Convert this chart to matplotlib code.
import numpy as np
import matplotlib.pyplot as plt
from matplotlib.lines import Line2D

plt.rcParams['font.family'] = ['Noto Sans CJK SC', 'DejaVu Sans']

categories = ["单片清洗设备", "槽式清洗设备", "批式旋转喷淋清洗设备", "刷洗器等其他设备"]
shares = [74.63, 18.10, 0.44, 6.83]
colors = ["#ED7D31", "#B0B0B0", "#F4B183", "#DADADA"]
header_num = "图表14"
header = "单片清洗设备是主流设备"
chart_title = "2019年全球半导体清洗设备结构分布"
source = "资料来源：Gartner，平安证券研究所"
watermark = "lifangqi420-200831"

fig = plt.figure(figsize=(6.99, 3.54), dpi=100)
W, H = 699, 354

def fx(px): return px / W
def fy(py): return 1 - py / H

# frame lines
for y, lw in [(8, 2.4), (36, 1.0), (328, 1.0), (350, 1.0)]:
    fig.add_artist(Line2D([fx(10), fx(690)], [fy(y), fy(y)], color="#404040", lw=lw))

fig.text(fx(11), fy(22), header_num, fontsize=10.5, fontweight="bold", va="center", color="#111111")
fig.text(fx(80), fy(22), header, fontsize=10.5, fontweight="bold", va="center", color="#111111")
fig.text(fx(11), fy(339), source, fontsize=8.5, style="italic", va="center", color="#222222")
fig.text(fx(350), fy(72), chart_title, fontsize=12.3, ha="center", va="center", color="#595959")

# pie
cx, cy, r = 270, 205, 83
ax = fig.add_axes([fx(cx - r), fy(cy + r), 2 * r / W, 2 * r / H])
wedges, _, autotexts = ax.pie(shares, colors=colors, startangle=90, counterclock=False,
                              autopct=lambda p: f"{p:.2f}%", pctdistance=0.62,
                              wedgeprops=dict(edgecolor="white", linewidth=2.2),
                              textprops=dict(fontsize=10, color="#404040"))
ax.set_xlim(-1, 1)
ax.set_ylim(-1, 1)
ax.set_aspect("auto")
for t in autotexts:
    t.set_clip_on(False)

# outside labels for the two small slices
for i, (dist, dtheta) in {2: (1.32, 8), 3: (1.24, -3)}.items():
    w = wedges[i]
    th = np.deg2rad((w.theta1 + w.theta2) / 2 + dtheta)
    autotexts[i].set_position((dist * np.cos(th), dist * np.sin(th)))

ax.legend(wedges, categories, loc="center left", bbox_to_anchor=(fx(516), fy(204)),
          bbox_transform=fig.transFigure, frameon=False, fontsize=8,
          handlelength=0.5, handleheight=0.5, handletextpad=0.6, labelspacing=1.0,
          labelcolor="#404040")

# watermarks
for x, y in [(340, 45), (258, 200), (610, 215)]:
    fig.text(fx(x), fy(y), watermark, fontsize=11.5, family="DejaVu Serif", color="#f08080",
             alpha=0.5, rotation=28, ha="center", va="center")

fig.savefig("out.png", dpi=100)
========================
_PROBLEM_:
What are the exact lines from the beginning of the material through the line containing "autotexts[i].set_position((dist * np.cos(th), dist"? Write out those lines alone.

_OUTPUT OF THE TASK_:
Convert this chart to matplotlib code.
import numpy as np
import matplotlib.pyplot as plt
from matplotlib.lines import Line2D

plt.rcParams['font.family'] = ['Noto Sans CJK SC', 'DejaVu Sans']

categories = ["单片清洗设备", "槽式清洗设备", "批式旋转喷淋清洗设备", "刷洗器等其他设备"]
shares = [74.63, 18.10, 0.44, 6.83]
colors = ["#ED7D31", "#B0B0B0", "#F4B183", "#DADADA"]
header_num = "图表14"
header = "单片清洗设备是主流设备"
chart_title = "2019年全球半导体清洗设备结构分布"
source = "资料来源：Gartner，平安证券研究所"
watermark = "lifangqi420-200831"

fig = plt.figure(figsize=(6.99, 3.54), dpi=100)
W, H = 699, 354

def fx(px): return px / W
def fy(py): return 1 - py / H

# frame lines
for y, lw in [(8, 2.4), (36, 1.0), (328, 1.0), (350, 1.0)]:
    fig.add_artist(Line2D([fx(10), fx(690)], [fy(y), fy(y)], color="#404040", lw=lw))

fig.text(fx(11), fy(22), header_num, fontsize=10.5, fontweight="bold", va="center", color="#111111")
fig.text(fx(80), fy(22), header, fontsize=10.5, fontweight="bold", va="center", color="#111111")
fig.text(fx(11), fy(339), source, fontsize=8.5, style="italic", va="center", color="#222222")
fig.text(fx(350), fy(72), chart_title, fontsize=12.3, ha="center", va="center", color="#595959")

# pie
cx, cy, r = 270, 205, 83
ax = fig.add_axes([fx(cx - r), fy(cy + r), 2 * r / W, 2 * r / H])
wedges, _, autotexts = ax.pie(shares, colors=colors, startangle=90, counterclock=False,
                              autopct=lambda p: f"{p:.2f}%", pctdistance=0.62,
                              wedgeprops=dict(edgecolor="white", linewidth=2.2),
                              textprops=dict(fontsize=10, color="#404040"))
ax.set_xlim(-1, 1)
ax.set_ylim(-1, 1)
ax.set_aspect("auto")
for t in autotexts:
    t.set_clip_on(False)

# outside labels for the two small slices
for i, (dist, dtheta) in {2: (1.32, 8), 3: (1.24, -3)}.items():
    w = wedges[i]
    th = np.deg2rad((w.theta1 + w.theta2) / 2 + dtheta)
    autotexts[i].set_position((dist * np.cos(th), dist * np.sin(th)))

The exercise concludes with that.